### WHAT TO PRODUCE
Starting at the first line of the listing below, retype each line up to and including the one that contains "const plotLeft = xCat.range()[0], plotRight". Leave pictures out.

### DATASET EXCERPT
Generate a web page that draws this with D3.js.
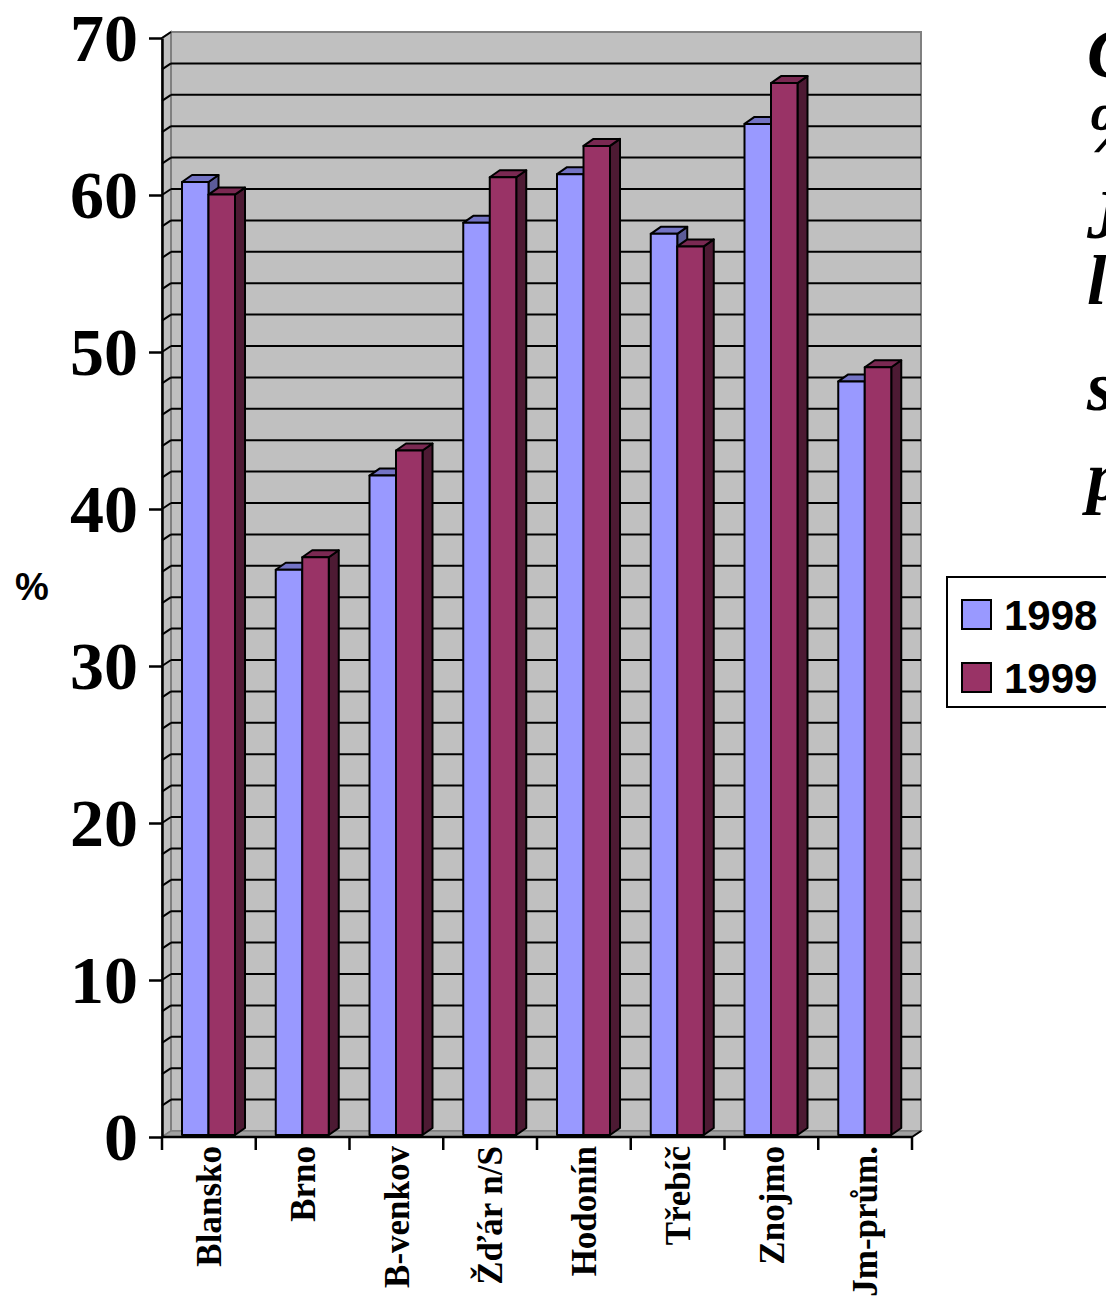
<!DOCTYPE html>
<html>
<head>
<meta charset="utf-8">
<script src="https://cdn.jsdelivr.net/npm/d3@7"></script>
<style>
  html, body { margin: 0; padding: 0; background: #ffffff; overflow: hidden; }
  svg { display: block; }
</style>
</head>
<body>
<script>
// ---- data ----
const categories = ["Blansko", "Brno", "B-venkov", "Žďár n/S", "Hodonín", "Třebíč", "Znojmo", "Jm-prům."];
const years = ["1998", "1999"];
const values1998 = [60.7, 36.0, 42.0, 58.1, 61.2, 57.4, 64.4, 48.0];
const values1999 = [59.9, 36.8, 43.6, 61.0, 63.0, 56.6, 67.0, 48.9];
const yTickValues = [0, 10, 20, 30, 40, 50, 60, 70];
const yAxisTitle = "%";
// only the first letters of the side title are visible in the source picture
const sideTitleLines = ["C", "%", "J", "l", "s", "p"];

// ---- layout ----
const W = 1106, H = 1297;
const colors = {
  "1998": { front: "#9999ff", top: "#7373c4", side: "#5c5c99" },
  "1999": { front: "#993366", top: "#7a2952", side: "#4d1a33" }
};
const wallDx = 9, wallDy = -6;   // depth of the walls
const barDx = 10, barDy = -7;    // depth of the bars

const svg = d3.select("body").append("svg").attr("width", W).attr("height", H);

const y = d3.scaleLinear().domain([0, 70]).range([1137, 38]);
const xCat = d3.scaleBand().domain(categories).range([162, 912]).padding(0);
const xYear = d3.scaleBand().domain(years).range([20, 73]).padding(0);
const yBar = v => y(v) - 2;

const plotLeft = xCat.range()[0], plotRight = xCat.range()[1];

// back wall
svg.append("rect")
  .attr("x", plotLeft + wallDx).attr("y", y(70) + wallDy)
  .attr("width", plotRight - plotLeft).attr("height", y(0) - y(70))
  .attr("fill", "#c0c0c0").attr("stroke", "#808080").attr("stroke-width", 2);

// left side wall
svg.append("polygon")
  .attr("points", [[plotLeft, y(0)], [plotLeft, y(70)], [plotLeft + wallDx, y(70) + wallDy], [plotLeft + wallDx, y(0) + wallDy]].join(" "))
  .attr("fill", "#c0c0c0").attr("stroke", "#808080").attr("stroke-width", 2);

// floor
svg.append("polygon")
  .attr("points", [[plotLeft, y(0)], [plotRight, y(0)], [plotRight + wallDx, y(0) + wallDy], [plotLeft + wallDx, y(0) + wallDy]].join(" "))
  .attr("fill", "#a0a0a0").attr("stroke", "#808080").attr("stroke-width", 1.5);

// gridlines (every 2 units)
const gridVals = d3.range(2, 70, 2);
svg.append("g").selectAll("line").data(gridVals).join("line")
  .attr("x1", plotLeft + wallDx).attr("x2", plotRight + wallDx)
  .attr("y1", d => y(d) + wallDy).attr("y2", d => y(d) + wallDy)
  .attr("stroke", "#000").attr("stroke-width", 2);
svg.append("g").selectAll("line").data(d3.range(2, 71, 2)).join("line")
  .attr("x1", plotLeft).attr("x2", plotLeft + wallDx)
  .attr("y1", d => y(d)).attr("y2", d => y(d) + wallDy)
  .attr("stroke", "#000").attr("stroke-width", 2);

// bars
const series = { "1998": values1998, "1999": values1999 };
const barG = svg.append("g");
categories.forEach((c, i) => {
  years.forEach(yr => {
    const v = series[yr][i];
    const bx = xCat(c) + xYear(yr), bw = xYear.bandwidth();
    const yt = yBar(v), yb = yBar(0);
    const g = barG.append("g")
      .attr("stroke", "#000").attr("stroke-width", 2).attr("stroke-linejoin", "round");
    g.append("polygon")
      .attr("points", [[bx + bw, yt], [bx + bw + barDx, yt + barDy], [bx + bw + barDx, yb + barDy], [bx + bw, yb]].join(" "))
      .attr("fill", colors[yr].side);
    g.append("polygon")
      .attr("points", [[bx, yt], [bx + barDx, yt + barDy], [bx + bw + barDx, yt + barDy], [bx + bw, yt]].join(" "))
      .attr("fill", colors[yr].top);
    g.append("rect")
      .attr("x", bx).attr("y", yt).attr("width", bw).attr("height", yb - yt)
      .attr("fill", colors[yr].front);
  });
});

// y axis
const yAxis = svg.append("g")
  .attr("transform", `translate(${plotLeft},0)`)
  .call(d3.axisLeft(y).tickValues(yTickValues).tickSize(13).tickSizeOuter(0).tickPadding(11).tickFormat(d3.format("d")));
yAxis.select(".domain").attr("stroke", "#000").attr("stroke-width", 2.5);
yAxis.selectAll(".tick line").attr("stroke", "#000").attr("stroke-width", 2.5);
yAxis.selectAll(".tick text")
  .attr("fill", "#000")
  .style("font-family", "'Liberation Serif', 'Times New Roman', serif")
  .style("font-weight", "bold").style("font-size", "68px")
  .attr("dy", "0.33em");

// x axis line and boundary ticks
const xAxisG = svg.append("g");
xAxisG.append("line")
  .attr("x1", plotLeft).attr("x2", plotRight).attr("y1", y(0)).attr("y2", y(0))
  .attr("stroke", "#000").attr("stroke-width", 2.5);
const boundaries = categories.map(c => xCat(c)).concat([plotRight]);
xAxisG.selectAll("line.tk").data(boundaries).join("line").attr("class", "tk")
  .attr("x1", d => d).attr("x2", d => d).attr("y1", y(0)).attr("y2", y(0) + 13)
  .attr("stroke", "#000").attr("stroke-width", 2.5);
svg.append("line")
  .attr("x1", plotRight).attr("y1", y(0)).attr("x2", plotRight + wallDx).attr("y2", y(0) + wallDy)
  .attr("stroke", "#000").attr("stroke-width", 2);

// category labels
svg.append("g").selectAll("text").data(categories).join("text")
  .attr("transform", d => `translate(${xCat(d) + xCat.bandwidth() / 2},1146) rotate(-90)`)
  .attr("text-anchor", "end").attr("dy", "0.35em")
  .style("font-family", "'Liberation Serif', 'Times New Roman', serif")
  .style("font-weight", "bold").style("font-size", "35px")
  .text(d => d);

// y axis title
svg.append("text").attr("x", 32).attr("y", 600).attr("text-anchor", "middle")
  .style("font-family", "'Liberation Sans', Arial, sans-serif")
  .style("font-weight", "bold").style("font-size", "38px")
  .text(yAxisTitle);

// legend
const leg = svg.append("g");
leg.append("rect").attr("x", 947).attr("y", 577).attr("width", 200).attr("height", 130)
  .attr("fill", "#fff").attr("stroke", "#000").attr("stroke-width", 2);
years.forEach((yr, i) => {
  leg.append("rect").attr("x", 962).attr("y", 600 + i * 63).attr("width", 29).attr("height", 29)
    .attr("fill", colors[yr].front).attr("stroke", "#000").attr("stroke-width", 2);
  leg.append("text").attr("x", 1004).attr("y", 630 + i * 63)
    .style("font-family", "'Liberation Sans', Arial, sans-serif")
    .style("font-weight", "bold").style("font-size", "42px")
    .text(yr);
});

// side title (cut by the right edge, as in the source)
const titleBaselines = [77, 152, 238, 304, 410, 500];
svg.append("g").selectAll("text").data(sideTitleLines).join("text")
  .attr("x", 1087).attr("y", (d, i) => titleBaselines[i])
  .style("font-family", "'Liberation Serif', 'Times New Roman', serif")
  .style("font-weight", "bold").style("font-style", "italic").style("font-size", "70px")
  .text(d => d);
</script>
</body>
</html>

### EXERCISE SOLUTION
Generate a web page that draws this with D3.js.
<!DOCTYPE html>
<html>
<head>
<meta charset="utf-8">
<script src="https://cdn.jsdelivr.net/npm/d3@7"></script>
<style>
  html, body { margin: 0; padding: 0; background: #ffffff; overflow: hidden; }
  svg { display: block; }
</style>
</head>
<body>
<script>
// ---- data ----
const categories = ["Blansko", "Brno", "B-venkov", "Žďár n/S", "Hodonín", "Třebíč", "Znojmo", "Jm-prům."];
const years = ["1998", "1999"];
const values1998 = [60.7, 36.0, 42.0, 58.1, 61.2, 57.4, 64.4, 48.0];
const values1999 = [59.9, 36.8, 43.6, 61.0, 63.0, 56.6, 67.0, 48.9];
const yTickValues = [0, 10, 20, 30, 40, 50, 60, 70];
const yAxisTitle = "%";
// only the first letters of the side title are visible in the source picture
const sideTitleLines = ["C", "%", "J", "l", "s", "p"];

// ---- layout ----
const W = 1106, H = 1297;
const colors = {
  "1998": { front: "#9999ff", top: "#7373c4", side: "#5c5c99" },
  "1999": { front: "#993366", top: "#7a2952", side: "#4d1a33" }
};
const wallDx = 9, wallDy = -6;   // depth of the walls
const barDx = 10, barDy = -7;    // depth of the bars

const svg = d3.select("body").append("svg").attr("width", W).attr("height", H);

const y = d3.scaleLinear().domain([0, 70]).range([1137, 38]);
const xCat = d3.scaleBand().domain(categories).range([162, 912]).padding(0);
const xYear = d3.scaleBand().domain(years).range([20, 73]).padding(0);
const yBar = v => y(v) - 2;

const plotLeft = xCat.range()[0], plotRight = xCat.range()[1];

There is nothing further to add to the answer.